Тщательно делая вид, что остаются адептами соцреализма, эти писатели старались как можно дальше уйти от реализма социалистического, то есть отражения окружающей действительности. Бегство от действительности чаще всего облекалось в форму исторического повествования, что позволяло оставаться в рамках самоуважения. Максим Горький завершает «Клима Самгина», Алексей Толстой пишет о гражданской войне, затем переключается на жизнеописание Петра Первого. Ольга Форш уходит в декабристскую тему; к ней же обращается, оторвавшись от картин природы, Константин Паустовский; Каверин и Катаев вспоминают свое детство для других детей…
Рассуждая о литературе, мудрая Лидия Гинзбург писала в начале 30-х годов: «Исторические романы и детские книги — для многих сейчас способ писать вполголоса. Самоограничение этих жанров успокаивает совесть писателя, не договорившего свое отношение к миру».
Но были писатели — правда, немногие, — оказавшиеся в положении безвыходном. В силу особенностей своего дарования писать реалистическую или историческую прозу они не могли.
Александр Грин, может, к счастью для него, вскоре умер, так и не испив при жизни той чаши унижений и оскорблений, что выпали на его долю после смерти. Когда в 1933 году вышло последнее по времени перед войной посмертное издание его повестей и рассказов, сборнику было предпослано обширное предисловие известного тогда критика К. Зелинского.

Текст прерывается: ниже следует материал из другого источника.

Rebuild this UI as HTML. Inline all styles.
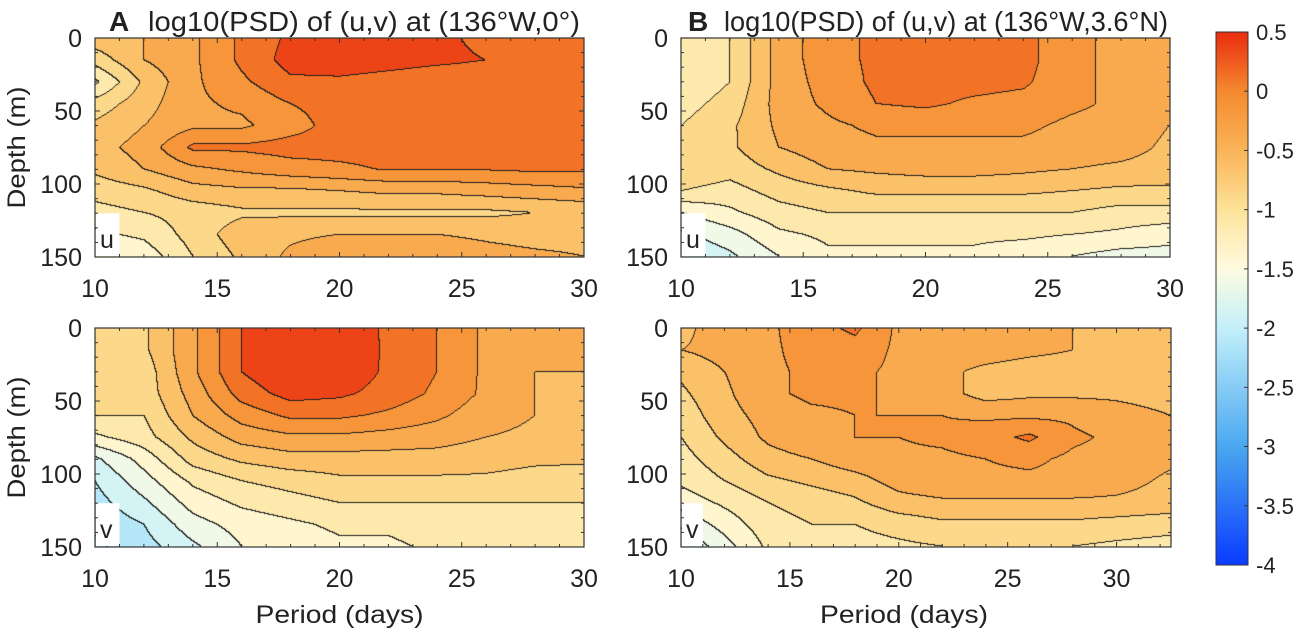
<!DOCTYPE html>
<html><head><meta charset="utf-8">
<style>
body{margin:0;background:#fff;width:1299px;height:634px;overflow:hidden;position:relative;font-family:"Liberation Sans",sans-serif;}
canvas{position:absolute;}
svg{position:absolute;left:0;top:0;}
text{font-family:"Liberation Sans",sans-serif;fill:#222;}
</style></head><body>
<canvas id="cA" style="left:95px;top:38px" width="489" height="219"></canvas>
<canvas id="cC" style="left:95px;top:328px" width="489" height="219"></canvas>
<canvas id="cB" style="left:681px;top:38px" width="489" height="219"></canvas>
<canvas id="cD" style="left:681px;top:328px" width="490" height="219"></canvas>
<canvas id="cbar" style="left:1216px;top:32px" width="32" height="533"></canvas>
<svg id="ov" width="1299" height="634"></svg>
<script>
const depths=[0,15,30,45,60,75,90,105,120,135,150];
const periodsStd=[10,12,14,16,18,20,22,24,26,28,30];
const periodsExt=[10,12,14,16,18,20,22,24,26,28,30,32.5];
const gridAu=[
[-0.6,-0.5,-0.3,0.05,0.3,0.35,0.3,0.3,0.2,0.1,0.1],
[-0.9,-0.5,-0.3,0.05,0.35,0.4,0.35,0.3,0.25,0.1,0.1],
[-1.3,-0.7,-0.3,-0.05,0.2,0.2,0.15,0.1,0.1,0.1,0.1],
[-0.9,-0.6,-0.3,-0.2,0.0,0.1,0.1,0.1,0.1,0.1,0.1],
[-0.7,-0.5,-0.3,-0.3,-0.1,0.1,0.1,0.1,0.1,0.1,0.1],
[-0.6,-0.4,0.05,0.05,0.1,0.1,0.1,0.1,0.1,0.1,0.1],
[-0.7,-0.5,-0.3,-0.2,-0.1,-0.05,0.02,0.02,0.02,0.05,0.05],
[-0.9,-0.8,-0.6,-0.55,-0.55,-0.5,-0.45,-0.45,-0.4,-0.35,-0.3],
[-1.1,-1.0,-0.9,-0.8,-0.8,-0.8,-0.8,-0.8,-0.8,-0.75,-0.7],
[-1.3,-1.2,-0.9,-0.6,-0.55,-0.5,-0.5,-0.5,-0.55,-0.6,-0.6],
[-1.5,-1.4,-1.0,-0.7,-0.45,-0.3,-0.3,-0.3,-0.4,-0.45,-0.5]];
const gridAv=[
[-0.9,-0.8,-0.3,0.25,0.45,0.45,0.2,0.0,-0.3,-0.5,-0.5],
[-0.9,-0.8,-0.3,0.25,0.5,0.5,0.2,0.0,-0.3,-0.5,-0.5],
[-1.0,-0.9,-0.3,0.25,0.5,0.45,0.2,0.0,-0.3,-0.5,-0.5],
[-0.9,-0.9,-0.4,0.1,0.35,0.3,0.15,-0.05,-0.3,-0.5,-0.55],
[-1.0,-1.0,-0.5,-0.15,0.05,0.05,-0.05,-0.2,-0.4,-0.5,-0.55],
[-1.3,-1.1,-0.7,-0.4,-0.3,-0.3,-0.35,-0.4,-0.5,-0.55,-0.6],
[-1.8,-1.4,-0.9,-0.7,-0.6,-0.6,-0.6,-0.6,-0.65,-0.7,-0.7],
[-2.0,-1.6,-1.2,-1.0,-0.9,-0.8,-0.8,-0.8,-0.8,-0.85,-0.9],
[-2.1,-1.8,-1.4,-1.2,-1.1,-1.0,-1.0,-1.0,-1.0,-1.0,-1.0],
[-2.2,-2.0,-1.6,-1.4,-1.3,-1.2,-1.2,-1.1,-1.1,-1.1,-1.1],
[-2.3,-2.1,-1.8,-1.5,-1.4,-1.3,-1.3,-1.2,-1.2,-1.2,-1.2]];
const gridBu=[
[-1.2,-1.0,-0.4,-0.1,0.05,0.1,0.1,0.1,-0.2,-0.3,-0.4],
[-1.2,-1.0,-0.4,-0.1,0.05,0.1,0.1,0.1,-0.2,-0.3,-0.4],
[-1.2,-1.0,-0.4,-0.15,0.05,0.1,0.1,0.05,-0.2,-0.3,-0.4],
[-1.1,-0.9,-0.4,-0.2,0.0,0.05,-0.05,-0.1,-0.2,-0.3,-0.4],
[-1.0,-0.8,-0.45,-0.3,-0.2,-0.2,-0.2,-0.2,-0.3,-0.35,-0.5],
[-0.9,-0.8,-0.5,-0.35,-0.3,-0.3,-0.3,-0.3,-0.35,-0.4,-0.55],
[-0.8,-0.9,-0.7,-0.5,-0.45,-0.4,-0.4,-0.45,-0.5,-0.55,-0.6],
[-1.0,-1.1,-0.9,-0.8,-0.7,-0.7,-0.7,-0.7,-0.75,-0.8,-0.8],
[-1.5,-1.3,-1.1,-1.0,-1.0,-1.0,-1.0,-1.0,-1.0,-1.1,-1.1],
[-1.8,-1.6,-1.3,-1.2,-1.2,-1.2,-1.2,-1.2,-1.25,-1.3,-1.4],
[-2.0,-1.8,-1.5,-1.3,-1.3,-1.3,-1.3,-1.4,-1.5,-1.6,-1.6]];
const gridBv=[
[-0.6,-0.3,-0.3,-0.1,0.05,-0.3,-0.3,-0.3,-0.35,-0.5,-0.6,-0.6],
[-0.5,-0.4,-0.3,-0.15,-0.1,-0.3,-0.3,-0.3,-0.4,-0.5,-0.7,-0.7],
[-0.7,-0.5,-0.3,-0.2,-0.2,-0.3,-0.4,-0.6,-0.7,-0.7,-0.7,-0.7],
[-0.8,-0.55,-0.3,-0.2,-0.2,-0.3,-0.4,-0.6,-0.55,-0.55,-0.55,-0.6],
[-0.9,-0.6,-0.4,-0.3,-0.25,-0.25,-0.25,-0.3,-0.3,-0.3,-0.4,-0.5],
[-1.0,-0.7,-0.45,-0.3,-0.25,-0.25,-0.2,-0.1,0.05,-0.2,-0.3,-0.4],
[-1.1,-0.85,-0.6,-0.5,-0.35,-0.3,-0.3,-0.25,-0.2,-0.3,-0.35,-0.45],
[-1.2,-1.0,-0.8,-0.7,-0.6,-0.4,-0.3,-0.3,-0.3,-0.3,-0.4,-0.55],
[-1.4,-1.2,-1.0,-0.9,-0.8,-0.6,-0.55,-0.55,-0.55,-0.55,-0.55,-0.6],
[-1.7,-1.4,-1.1,-1.0,-1.0,-0.9,-0.8,-0.8,-0.8,-0.8,-0.85,-0.9],
[-2.0,-1.6,-1.2,-1.1,-1.1,-1.05,-1.0,-1.0,-1.0,-1.0,-1.05,-1.1]];
const depthTicks=[0,50,100,150];
const periodTicks=[10,15,20,25,30];
const cbarTicks=[0.5,0,-0.5,-1,-1.5,-2,-2.5,-3,-3.5,-4];
const cbarTickLabels=["0.5","0","-0.5","-1","-1.5","-2","-2.5","-3","-3.5","-4"];

const stops=[[-4,[10,60,255]],[-3,[74,168,240]],[-2,[196,240,250]],[-1.5,[255,251,224]],[-1,[253,227,154]],[-0.5,[250,181,88]],[0,[245,138,46]],[0.5,[234,45,15]]];
function cmap(v){
  if(v<=stops[0][0])return stops[0][1];
  for(let i=1;i<stops.length;i++){if(v<=stops[i][0]){const a=stops[i-1],b=stops[i];const t=(v-a[0])/(b[0]-a[0]);return a[1].map((c,k)=>Math.round(c+(b[1][k]-c)*t));}}
  return stops[stops.length-1][1];
}
function interp(arr,x){
  if(x<=arr[0])return 0; for(let i=1;i<arr.length;i++){if(x<=arr[i])return i-1+(x-arr[i-1])/(arr[i]-arr[i-1]);} return arr.length-1;
}
function sample(grid,px,d,periods){
  const fx=interp(periods,px),fy=interp(depths,d);
  const i0=Math.min(Math.floor(fx),periods.length-2),j0=Math.min(Math.floor(fy),depths.length-2);
  const tx=fx-i0,ty=fy-j0;
  const a=grid[j0][i0],b=grid[j0][i0+1],c=grid[j0+1][i0],e=grid[j0+1][i0+1];
  return a*(1-tx)*(1-ty)+b*tx*(1-ty)+c*(1-tx)*ty+e*tx*ty;
}
function drawPanel(id,grid,periods,pmin,pmax){
  const cv=document.getElementById(id),ctx=cv.getContext('2d');const W=cv.width,H=cv.height;
  const img=ctx.createImageData(W,H);const lev=new Float32Array(W*H);
  for(let y=0;y<H;y++)for(let x=0;x<W;x++){
    const p=pmin+(pmax-pmin)*x/(W-1),d=150*y/(H-1);
    lev[y*W+x]=Math.floor((sample(grid,p,d,periods)+1e-6)/0.25);
  }
  for(let y=0;y<H;y++)for(let x=0;x<W;x++){
    const L=lev[y*W+x];let col=cmap((L+0.5)*0.25);
    if((x<W-1&&lev[y*W+x+1]!==L)||(y<H-1&&lev[(y+1)*W+x]!==L))col=[30,30,30];
    const k=(y*W+x)*4;img.data[k]=col[0];img.data[k+1]=col[1];img.data[k+2]=col[2];img.data[k+3]=255;
  }
  ctx.putImageData(img,0,0);
}
drawPanel('cA',gridAu,periodsStd,10,30);
drawPanel('cC',gridAv,periodsStd,10,30);
drawPanel('cB',gridBu,periodsStd,10,30);
drawPanel('cD',gridBv,periodsExt,10,32.5);
(function(){const cv=document.getElementById('cbar'),ctx=cv.getContext('2d');
 for(let y=0;y<cv.height;y++){const v=0.5-4.5*y/(cv.height-1);const c=cmap(v);ctx.fillStyle=`rgb(${c[0]},${c[1]},${c[2]})`;ctx.fillRect(0,y,cv.width,1);}})();

const NS='http://www.w3.org/2000/svg';const ov=document.getElementById('ov');
function el(tag,attrs,txt){const e=document.createElementNS(NS,tag);for(const k in attrs)e.setAttribute(k,attrs[k]);if(txt!==undefined)e.textContent=txt;ov.appendChild(e);return e;}
const panels=[
 {x0:95,x1:584,y0:38,y1:257,pmin:10,pmax:30,name:'panel-a-u',lab:'u',xlab:false},
 {x0:95,x1:584,y0:328,y1:547,pmin:10,pmax:30,name:'panel-a-v',lab:'v',xlab:true},
 {x0:681,x1:1170,y0:38,y1:257,pmin:10,pmax:30,name:'panel-b-u',lab:'u',xlab:false},
 {x0:681,x1:1171,y0:328,y1:547,pmin:10,pmax:32.5,name:'panel-b-v',lab:'v',xlab:true}];
panels.forEach(P=>{
  const sx=p=>P.x0+(P.x1-P.x0)*(p-P.pmin)/(P.pmax-P.pmin);
  const sy=d=>P.y0+(P.y1-P.y0)*d/150;
  const bx=el('rect',{x:P.x0+1,y:sy(120),width:sx(11)-P.x0-1,height:P.y1-sy(120)-1,fill:'#fff'});
  
  const lt=el('text',{x:P.x0+5,y:P.y1-9,'font-size':25},P.lab);
  
  const fr=el('rect',{x:P.x0,y:P.y0,width:P.x1-P.x0,height:P.y1-P.y0,fill:'none',stroke:'#333','stroke-width':1.2});
  
  for(let p=Math.ceil(P.pmin);p<=P.pmax;p++){const x=sx(p);const len=(p%5===0)?5:3;
    el('line',{x1:x,x2:x,y1:P.y1,y2:P.y1-len,stroke:'#333'});el('line',{x1:x,x2:x,y1:P.y0,y2:P.y0+len,stroke:'#333'});}
  for(let d=0;d<=150;d+=10){const y=sy(d);const len=(d%50===0)?5:3;
    el('line',{x1:P.x0,x2:P.x0+len,y1:y,y2:y,stroke:'#333'});el('line',{x1:P.x1,x2:P.x1-len,y1:y,y2:y,stroke:'#333'});}
  periodTicks.forEach(p=>{const t=el('text',{x:sx(p),y:P.y1+40,'font-size':25,'text-anchor':'middle'},String(p));
    });
  depthTicks.forEach(d=>{const t=el('text',{x:P.x0-13,y:sy(d)+9,'font-size':25,'text-anchor':'end'},String(d));
    });
  if(P.x0<200){const yt=el('text',{x:0,y:0,'font-size':25,'text-anchor':'middle',textLength:122,lengthAdjust:'spacingAndGlyphs',transform:`translate(25,${(P.y0+P.y1)/2}) rotate(-90)`},'Depth (m)');
    }
  if(P.xlab){const xt=el('text',{x:(P.x0+P.x1)/2-(P.pmax>30?22:0),y:P.y1+76,'font-size':25,'text-anchor':'middle',textLength:168,lengthAdjust:'spacingAndGlyphs'},'Period (days)');
    }
});
const tA=el('text',{x:109,y:31,'font-size':28,'font-weight':'bold'},'A');
const tA2=el('text',{x:148,y:31,'font-size':28,textLength:432,lengthAdjust:'spacingAndGlyphs'},'log10(PSD) of (u,v) at (136°W,0°)');

const tB=el('text',{x:688,y:31,'font-size':28,'font-weight':'bold'},'B');
const tB2=el('text',{x:724,y:31,'font-size':28,textLength:444,lengthAdjust:'spacingAndGlyphs'},'log10(PSD) of (u,v) at (136°W,3.6°N)');

const cf=el('rect',{x:1216,y:32,width:32,height:533,fill:'none',stroke:'#333'});

cbarTicks.forEach((v,i)=>{const y=32+533*(0.5-v)/4.5;
  el('line',{x1:1244,x2:1248,y1:y,y2:y,stroke:'#333'});
  const t=el('text',{x:1256,y:y+8,'font-size':22},cbarTickLabels[i]);
  });
</script>
</body></html>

Для изучения исторической обстановки предисловие само по себе представляет большой интерес. По мере того, как его читаешь, все более проникаешься удивлением: зачем издали этого писателя, который «…никогда не был вместе с революцией. Он был случайным попутчиком в ней. Одинокий бродяга, люмпен-пролетарий… слабый, лишенный чувства класса и даже коллектива, Грин проходил по низам… Грин попадал время от времени во власть болезненного пьянства. Невесело было видеть его в дни этих провалов, со спиной, испачканной известью, с бесцветным дрожащим взором… Ему не было никакого дела до революции и до внешнего мира, а новый революционный читатель выронил из рук его книги, потому что они показались ему старомодными».
Зелинский вновь и вновь повторяет, что фантастика, которую пишет Грин, нам не нужна… и все же далее следует странная попытка оправдать выход в свет такой книги: о Грине «вспомнили, нашли достойным и захотели его увидеть изданным такие разные писатели, как Фадеев, Олеша, Шагинян и Катаев».
Таким образом и с издательства, и с автора предисловия снимается любая ответственность за столь неразумный шаг.
С тех пор книги Грина были запрещены. Александр Грин посмертно превратился не только в проводника дурных влияний, но и в идеологического врага. Я помню большую статью (кажется, в «Новом мире»), где утверждалось, что псевдоним Грин взял себе исключительно из низкопоклонских соображений, что целью его жизни было разложить советский народ и обезоружить его перед наступлением империализма. Читателю наших дней, воспитанному на романтике «Алых парусов», покажется дикой ненависть к Грину, которой были полны литературоведческие статьи послевоенной эпохи — но это так. И я помню, как обрушилась критика на Константина Паустовского, выступившего в защиту Грина.
Еще трагичнее, на мой взгляд, судьба Александра Беляева.
Он вошел в историю литературы как лучший советский научный фантаст. В отличие от Алексея Толстого или Замятина, обращавшихся к проблемам социальным и использовавшим фантастику лишь как прием, А. Беляев видел в ней одно из важнейших орудий научного прогресса. Он не был популяризатором, на фоне развития технократических идей его занимали проблемы глубоко гуманистические. Ихтиандр из «Человека-амфибии» — это трагедия одиночества, «Голова профессора Доуэля» и «Человек, потерявший свое лицо» — романы с явным социальным подтекстом, но для Беляева сама наука как составляющая жизни XX века первостепенна.
Александр Беляев — пример человека талантливого, призванием которого было создание советской научной фантастики. Если в фантастике мировой такой фигурой для меня является Уэллс, то у Беляева в нашей довоенной литературе соперник только один — Алексей Толстой. Но для Толстого два фантастических романа были лишь эпизодом в сказочно богатой и разнообразной писательской биографии. Для Беляева — это была жизнь. Иной он не знал и не мог вообразить.